Starting at the line that contains "Emit a Python" and stopping at the line that contains "y_ticks = [0, 5, 10, 15, 20, 25, 30]", transcribe every line of the material below exactly; pictures stay out.

--- Begin TASK DATA ---

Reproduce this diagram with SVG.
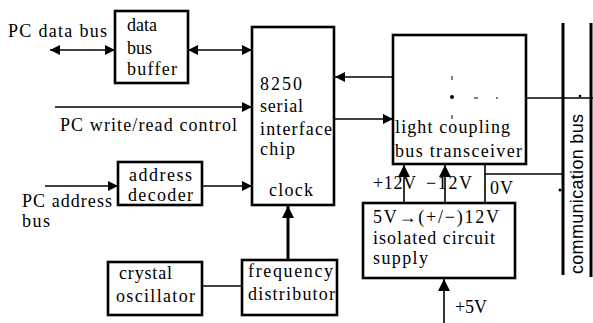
<svg xmlns="http://www.w3.org/2000/svg" width="593" height="323" viewBox="0 0 593 323">
  <style>
    .box { fill: #fff; stroke: #000; stroke-width: 2.6; }
    .ln { fill: none; stroke: #000; stroke-width: 1.6; }
    .thick { fill: none; stroke: #000; stroke-width: 3; }
    .bus { fill: none; stroke: #000; stroke-width: 3; }
    text { font-family: "Liberation Serif", "Times New Roman", serif; font-size: 18px; fill: #000; }
    text.sans { font-family: "Liberation Sans", Arial, sans-serif; }
  </style>
  <defs>
    <marker id="ah" viewBox="0 0 10 10" refX="10" refY="5" markerWidth="10" markerHeight="10" markerUnits="userSpaceOnUse" orient="auto-start-reverse">
      <path d="M0,0 L10,5 L0,10 Z" fill="#000"/>
    </marker>
    <marker id="ahb" viewBox="0 0 10 10" refX="10" refY="5" markerWidth="12" markerHeight="12" markerUnits="userSpaceOnUse" orient="auto">
      <path d="M0,0 L10,5 L0,10 Z" fill="#000"/>
    </marker>
  </defs>

  <!-- connectors -->
  <g id="connectors">
    <line class="ln" x1="50" y1="50" x2="115" y2="50" marker-start="url(#ah)" marker-end="url(#ah)"/>
    <line class="ln" x1="188" y1="50" x2="252" y2="50" marker-start="url(#ah)" marker-end="url(#ah)"/>
    <line class="ln" x1="55" y1="107" x2="252" y2="107" marker-end="url(#ah)"/>
    <line class="ln" x1="45" y1="186" x2="118" y2="186" marker-end="url(#ah)"/>
    <line class="ln" x1="202" y1="186" x2="252" y2="186" marker-end="url(#ah)"/>
    <line class="ln" x1="393" y1="77" x2="335" y2="77" marker-end="url(#ah)"/>
    <line class="ln" x1="334" y1="119" x2="393" y2="119" marker-end="url(#ah)"/>
    <line class="ln" x1="526" y1="98" x2="593" y2="98"/>
    <polyline class="ln" points="485,164 485,174 562,174"/>
    <line class="ln" x1="485" y1="174" x2="485" y2="203"/>
    <line class="ln" x1="404" y1="203" x2="404" y2="165" marker-end="url(#ahb)"/>
    <line class="ln" x1="445" y1="203" x2="445" y2="165" marker-end="url(#ahb)"/>
    <line class="ln" x1="444" y1="323" x2="444" y2="279" marker-end="url(#ahb)"/>
    <line class="thick" x1="288" y1="260" x2="288" y2="206" marker-end="url(#ahb)"/>
    <line class="ln" x1="202" y1="286" x2="242" y2="286"/>
  </g>

  <!-- communication bus -->
  <g id="communication-bus">
    <line class="bus" x1="563" y1="23" x2="563" y2="275"/>
    <line class="bus" x1="591" y1="23" x2="591" y2="277"/>
    <circle cx="560" cy="190" r="1.5" fill="#000"/>
    <circle cx="580" cy="96" r="1.3" fill="#000"/>
    <text class="sans" transform="translate(583,274) rotate(-90)" textLength="160">communication bus</text>
  </g>

  <!-- outer labels -->
  <g id="labels">
    <text x="8" y="37" textLength="99">PC data bus</text>
    <text x="60" y="131" textLength="177">PC write/read control</text>
    <text x="22" y="207" textLength="90">PC address</text>
    <text x="22" y="227" textLength="28">bus</text>
    <text x="373" y="189" textLength="43">+12V</text>
    <text x="426" y="189" textLength="46">−12V</text>
    <text x="490" y="194" textLength="23">0V</text>
    <text x="455" y="313" textLength="32">+5V</text>
  </g>

  <g id="data-bus-buffer">
    <rect class="box" x="115" y="11" width="73" height="72"/>
    <text x="127" y="31">data</text>
    <text x="127" y="54">bus</text>
    <text x="127" y="75" textLength="50">buffer</text>
  </g>

  <g id="address-decoder">
    <rect class="box" x="118" y="162" width="84" height="43"/>
    <text x="129" y="181" textLength="63">address</text>
    <text x="128" y="201" textLength="65">decoder</text>
  </g>

  <g id="serial-chip">
    <rect class="box" x="252" y="27" width="82" height="178"/>
    <text x="260" y="90" textLength="42">8250</text>
    <text x="260" y="112" textLength="43">serial</text>
    <text x="260" y="135" textLength="72">interface</text>
    <text x="260" y="155" textLength="35">chip</text>
    <text x="269" y="196" textLength="44">clock</text>
  </g>

  <g id="light-coupling">
    <rect class="box" x="393" y="35" width="133" height="129"/>
    <line x1="452" y1="76" x2="452" y2="80" stroke="#000" stroke-width="1"/>
    <circle cx="452" cy="97" r="2" fill="#000"/>
    <line x1="474" y1="98" x2="478" y2="98" stroke="#000" stroke-width="1"/>
    <line x1="496" y1="98" x2="498" y2="98" stroke="#000" stroke-width="1"/>
    <line x1="452" y1="115" x2="452" y2="119" stroke="#000" stroke-width="1"/>
    <text x="395" y="133" textLength="115">light coupling</text>
    <text x="395" y="157" textLength="127">bus transceiver</text>
  </g>

  <g id="isolated-supply">
    <rect class="box" x="363" y="203" width="152" height="75"/>
    <text x="373" y="223" textLength="126">5V→(+/−)12V</text>
    <text x="373" y="244" textLength="122">isolated circuit</text>
    <text x="373" y="264" textLength="55">supply</text>
  </g>

  <g id="crystal-oscillator">
    <rect class="box" x="108" y="262" width="94" height="53"/>
    <text x="119" y="279" textLength="53">crystal</text>
    <text x="116" y="302" textLength="79">oscillator</text>
  </g>

  <g id="frequency-distributor">
    <rect class="box" x="242" y="260" width="95" height="55"/>
    <text x="248" y="277" textLength="85">frequency</text>
    <text x="248" y="300" textLength="87">distributor</text>
  </g>
</svg>
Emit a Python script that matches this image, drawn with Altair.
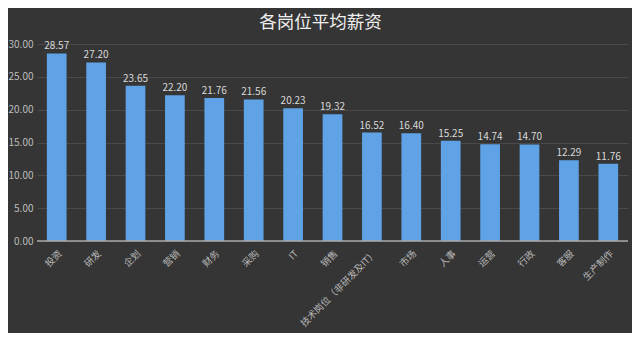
import altair as alt
import pandas as pd

categories = ["投资", "研发", "企划", "营销", "财务", "采购", "IT", "销售",
              "技术岗位（非研发及IT）", "市场", "人事", "运营", "行政", "客服", "生产制作"]
values = [28.57, 27.20, 23.65, 22.20, 21.76, 21.56, 20.23, 19.32,
          16.52, 16.40, 15.25, 14.74, 14.70, 12.29, 11.76]
y_ticks = [0, 5, 10, 15, 20, 25, 30]

df = pd.DataFrame({"岗位": categories, "薪资": values})
FONT = "Noto Sans CJK SC"

x = alt.X("岗位:N", sort=categories,
          scale=alt.Scale(paddingInner=0.5, paddingOuter=0.25),
          axis=alt.Axis(title=None, labelAngle=-45, labelColor="#b8b8b8",
                        labelFontSize=9.5, labelFont=FONT, ticks=False,
                        domain=False, labelPadding=7))
y_axis = alt.Axis(title=None, values=y_ticks, format=".2f",
                  labelColor="#bdbdbd", labelFontSize=10, labelFont=FONT,
                  labelOverlap=False, ticks=False, domain=False,
                  gridColor="#4a4a4a", gridWidth=1, labelPadding=4)
y_scale = alt.Scale(domain=[0, 30])
y = alt.Y("薪资:Q", scale=y_scale, axis=y_axis)

bars = alt.Chart(df).mark_bar(color="#5fa3e6").encode(x=x, y=y)
labels = alt.Chart(df).mark_text(dy=-7, color="#d9d9d9", fontSize=10, font=FONT).encode(
    x=x, y=y, text=alt.Text("薪资:Q", format=".2f"))
base_df = pd.DataFrame({"薪资": [0]})
baseline = alt.Chart(base_df).mark_rule(color="#a8a8a8", strokeWidth=1.5).encode(y=y)

chart = alt.layer(bars, labels, baseline).properties(
    width=591, height=197,
    title=alt.TitleParams("各岗位平均薪资", color="#f0f0f0", fontSize=17.5, font=FONT,
                          fontWeight="normal", offset=8, dx=-12),
    background="#353535",
    autosize=alt.AutoSizeParams(type="none"),
    padding={"left": 29, "top": 36, "right": 4, "bottom": 92},
).configure_view(stroke=None)

chart.save("out.html", embed_options={"renderer": "svg", "actions": False})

--- End TASK DATA ---

# EXERCISE OUTPUT:
Emit a Python script that matches this image, drawn with Altair.
import altair as alt
import pandas as pd

categories = ["投资", "研发", "企划", "营销", "财务", "采购", "IT", "销售",
              "技术岗位（非研发及IT）", "市场", "人事", "运营", "行政", "客服", "生产制作"]
values = [28.57, 27.20, 23.65, 22.20, 21.76, 21.56, 20.23, 19.32,
          16.52, 16.40, 15.25, 14.74, 14.70, 12.29, 11.76]
y_ticks = [0, 5, 10, 15, 20, 25, 30]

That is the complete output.